If you haven't already done so we suggest that you read Mr Mauldin's latest analysis at http://www.safehaven.com/showarticle.cfm?id=1096 for a 'take' on why the Fed won't hike next year. In summary, the argument is that a) the Fed wants to see sustainable employment growth before hiking rates, and b) the Fed is going to buy insurance for a growing economy in the form of lower rates until after the November 2004 elections.
These arguments would be valid if the short-term interest rate set by the Fed controlled the long-term interest rates set by the market, that is, if keeping the Fed Funds Rate at a very low level guaranteed that long-term interest rates would remain low. In the real world, though, the opposite is true in that the Fed is typically dragged along, 'kicking and screaming', by the bond market.
We've attempted to illustrate the lead-lag relationship between the bond market and the Fed on the below chart of the 30-year bond yield.
Point A on the chart corresponds to the time when the trend for long-term interest rates turned higher in October of 1998 while point B corresponds to the time when the Fed began to hike short-term rates (June 1999). The difference between the two points -- 9 months -- represents the time it took the Fed to respond to the changing financial/economic environment.
Point C on the chart corresponds to the time when the trend for long-term interest rates turned lower in January of 2000 while point D corresponds to the time when the Fed began to cut short-term rates (January 2001). The difference, in this case, was 12 months.

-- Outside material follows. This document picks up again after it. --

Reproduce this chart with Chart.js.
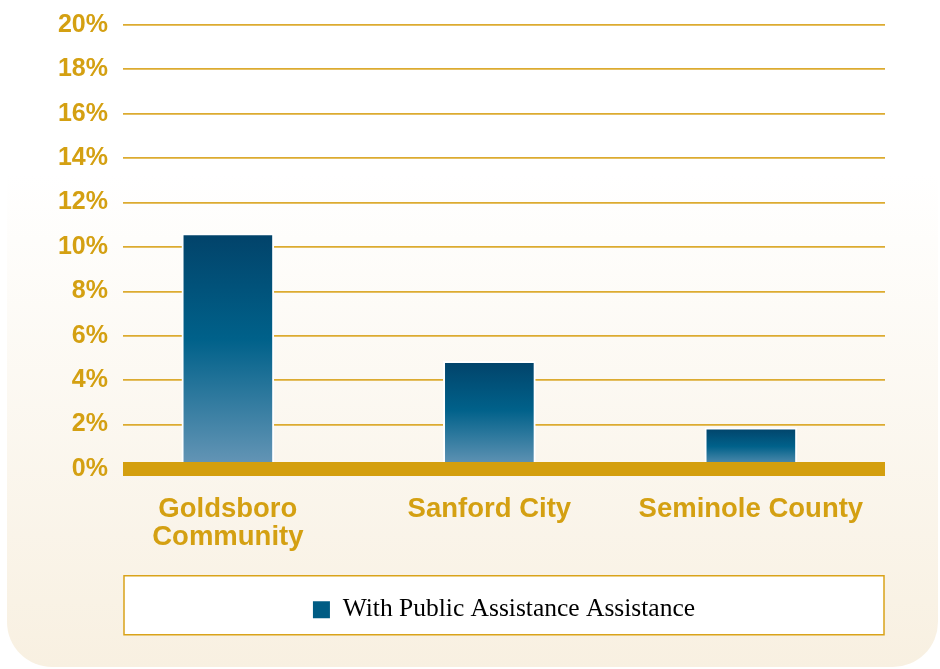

Currently, 5 months have gone by since long-term interest rates turned higher (point E on the chart). If the Fed follows the bond market with the same 9-12 month lag that characterised the past two major monetary-policy shifts then the first rate-hike will happen between March and June of next year.

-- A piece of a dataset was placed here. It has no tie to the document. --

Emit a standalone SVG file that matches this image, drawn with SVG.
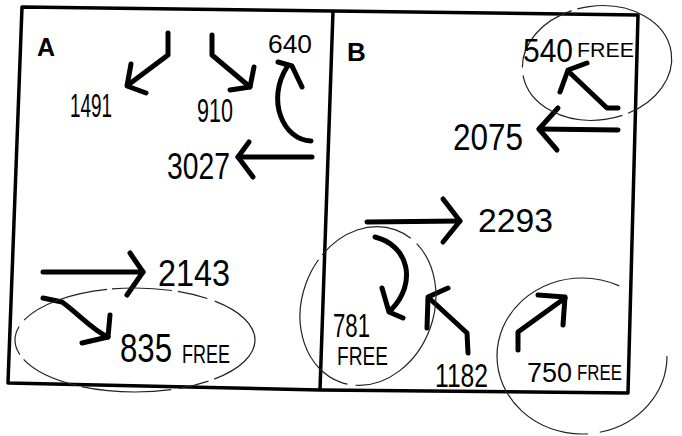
<svg xmlns="http://www.w3.org/2000/svg" width="682" height="436" viewBox="0 0 682 436">
<style>
.frame{fill:none;stroke:#000;stroke-width:3.5;stroke-linejoin:round}
.arr{fill:none;stroke:#000;stroke-width:5;stroke-linecap:round;stroke-linejoin:round}
.ring{fill:none;stroke:#222;stroke-width:1.2}
.hw{font-family:"Liberation Sans","DejaVu Sans",sans-serif;fill:#000}
.lbl{font-family:"Liberation Sans","DejaVu Sans",sans-serif;font-weight:bold;fill:#000}
</style>
<rect width="682" height="436" fill="#fff"/>
<g id="frame">
<path class="frame" d="M22,7 L333,11 L638,15 L628,393 L320,390 L8,383 Z"/>
<path class="frame" d="M333,11 L320,390"/>
</g>
<g id="panel-labels">
<text class="lbl" x="37" y="56" font-size="25">A</text>
<text class="lbl" x="347" y="61" font-size="26">B</text>
</g>
<g id="connectors">
<polyline class="arr" points="168,33 168,55 128,85"/>
<polyline class="arr" points="131,64 127,86 146,93"/>
<polyline class="arr" points="212,35 212,55 250,87"/>
<polyline class="arr" points="254,67 250,87 230,90"/>
<path class="arr" d="M311,141 C283,140 266,100 287,67"/>
<polyline class="arr" points="278,62 292,66 302,87"/>
<polyline class="arr" points="312,157 238,157"/>
<polyline class="arr" points="249,142 238,157 253,177"/>
<polyline class="arr" points="43,272 143,272"/>
<polyline class="arr" points="130,253 143,272 127,295"/>
<path class="arr" d="M43,298 L62,302 C80,315 92,330 108,337"/>
<polyline class="arr" points="110,315 108,337 82,343"/>
<polyline class="arr" points="618,108 607,108 568,71"/>
<polyline class="arr" points="560,92 568,70 587,63"/>
<polyline class="arr" points="618,130 539,129"/>
<polyline class="arr" points="558,108 539,129 557,150"/>
<polyline class="arr" points="367,222 460,221"/>
<polyline class="arr" points="443,199 460,221 443,242"/>
<path class="arr" d="M375,237 C408,245 418,282 391,310"/>
<polyline class="arr" points="382,288 389,312 403,318"/>
<polyline class="arr" points="468,353 467,333 429,298"/>
<polyline class="arr" points="427,328 428,297 448,288"/>
<polyline class="arr" points="518,350 518,332 565,298"/>
<polyline class="arr" points="538,295 565,297 563,325"/>
</g>
<g id="node-1491"><text class="hw" x="70" y="117" font-size="33" textLength="42" lengthAdjust="spacingAndGlyphs">1491</text></g>
<g id="node-910"><text class="hw" x="197" y="122" font-size="33" textLength="36" lengthAdjust="spacingAndGlyphs">910</text></g>
<g id="node-640"><text class="hw" x="268" y="53" font-size="25" textLength="44" lengthAdjust="spacingAndGlyphs">640</text></g>
<g id="node-3027"><text class="hw" x="167" y="179" font-size="36" textLength="63" lengthAdjust="spacingAndGlyphs">3027</text></g>
<g id="node-2143"><text class="hw" x="158" y="286" font-size="37" textLength="72" lengthAdjust="spacingAndGlyphs">2143</text></g>
<g id="node-835">
<ellipse class="ring" cx="135" cy="340" rx="120" ry="52" stroke-dasharray="60 6 30 8 90 5"/>
<text class="hw" x="120" y="362" font-size="40" textLength="52" lengthAdjust="spacingAndGlyphs">835</text>
<text class="hw" x="182" y="363" font-size="25" textLength="48" lengthAdjust="spacingAndGlyphs">FREE</text>
</g>
<g id="node-540">
<ellipse class="ring" cx="597" cy="63" rx="75" ry="57" transform="rotate(-8 597 63)" stroke-dasharray="80 6 120 8"/>
<text class="hw" x="523" y="62" font-size="33" textLength="50" lengthAdjust="spacingAndGlyphs">540</text>
<text class="hw" x="577" y="57" font-size="21" textLength="57" lengthAdjust="spacingAndGlyphs">FREE</text>
</g>
<g id="node-2075"><text class="hw" x="453" y="150" font-size="37" textLength="70" lengthAdjust="spacingAndGlyphs">2075</text></g>
<g id="node-2293"><text class="hw" x="478" y="232" font-size="34" textLength="75" lengthAdjust="spacingAndGlyphs">2293</text></g>
<g id="node-781">
<ellipse class="ring" cx="368" cy="306" rx="66" ry="81" transform="rotate(20 368 306)" stroke-dasharray="100 8 150 6"/>
<text class="hw" x="333" y="337" font-size="34" textLength="37" lengthAdjust="spacingAndGlyphs">781</text>
<text class="hw" x="337" y="365" font-size="25" textLength="51" lengthAdjust="spacingAndGlyphs">FREE</text>
</g>
<g id="node-1182"><text class="hw" x="435" y="387" font-size="34" textLength="53" lengthAdjust="spacingAndGlyphs">1182</text></g>
<g id="node-750">
<ellipse class="ring" cx="582" cy="356" rx="85" ry="78" stroke-dasharray="110 12 300"/>
<text class="hw" x="527" y="382" font-size="28" textLength="45" lengthAdjust="spacingAndGlyphs">750</text>
<text class="hw" x="577" y="380" font-size="22" textLength="45" lengthAdjust="spacingAndGlyphs">FREE</text>
</g>
</svg>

We expect that the first official rate hike will occur by March 2004 and that the Fed will be FORCED to hike rates aggressively during the 6 month period leading up to the November 2004 presidential election. The reason they will be forced to hike rates is that once inflation expectations get out of hand -- something that has a good chance of happening next year due to the excessively easy monetary policies of the past year -- it becomes counter-productive NOT to do so. This is because long-term interest rates are pushed higher by rising inflation expectations and long-term interest rates have a much greater effect on the stock market, the real estate market and the economy than do short-term interest rates. As such, at some point in the inflation cycle it becomes necessary to increase official short-term interest rates in order to quell the inflation fears and bring down long-term interest rates.
Further to the above, the argument that short-term interest rates will remain low because the Fed wants them to remain low makes no sense. The Fed will only have the option of keeping short-term interest rates low for as long as long-term interest rates remain near current low levels. And long-term interest rates will only remain near current low levels for as long as inflation expectations remain subdued. However, if we are right about what is going to happen to the gold price, to commodity prices in general and to the US$ over the next year then inflation expectations are absolutely NOT going to remain subdued.
Funnily enough, whether or not the Fed ends up having the option of keeping short-term interest rates near current low levels for much longer will be determined, to a large extent, by the actions of the Chinese and Japanese monetary authorities. There are two reasons for this. First, the credit expansion that is raging away in China is causing that country's demand for commodities to ramp-up at a staggering pace. Unless the Chinese authorities are successful in slowing the credit expansion and the resultant credit-induced boom within the next few months, the CRB Index will burst above its 1996 peak and begin heading towards its 1980 peak at a rapid rate. It doesn't take much imagination to realise that this would put enormous downward pressure on bond prices (upward pressure on long-term interest rates) throughout the world. Second, long-term US interest rates would already be much higher if not for the huge purchases of US Treasury Bonds and Agency Securities made by the central banks of Japan and China over the past year.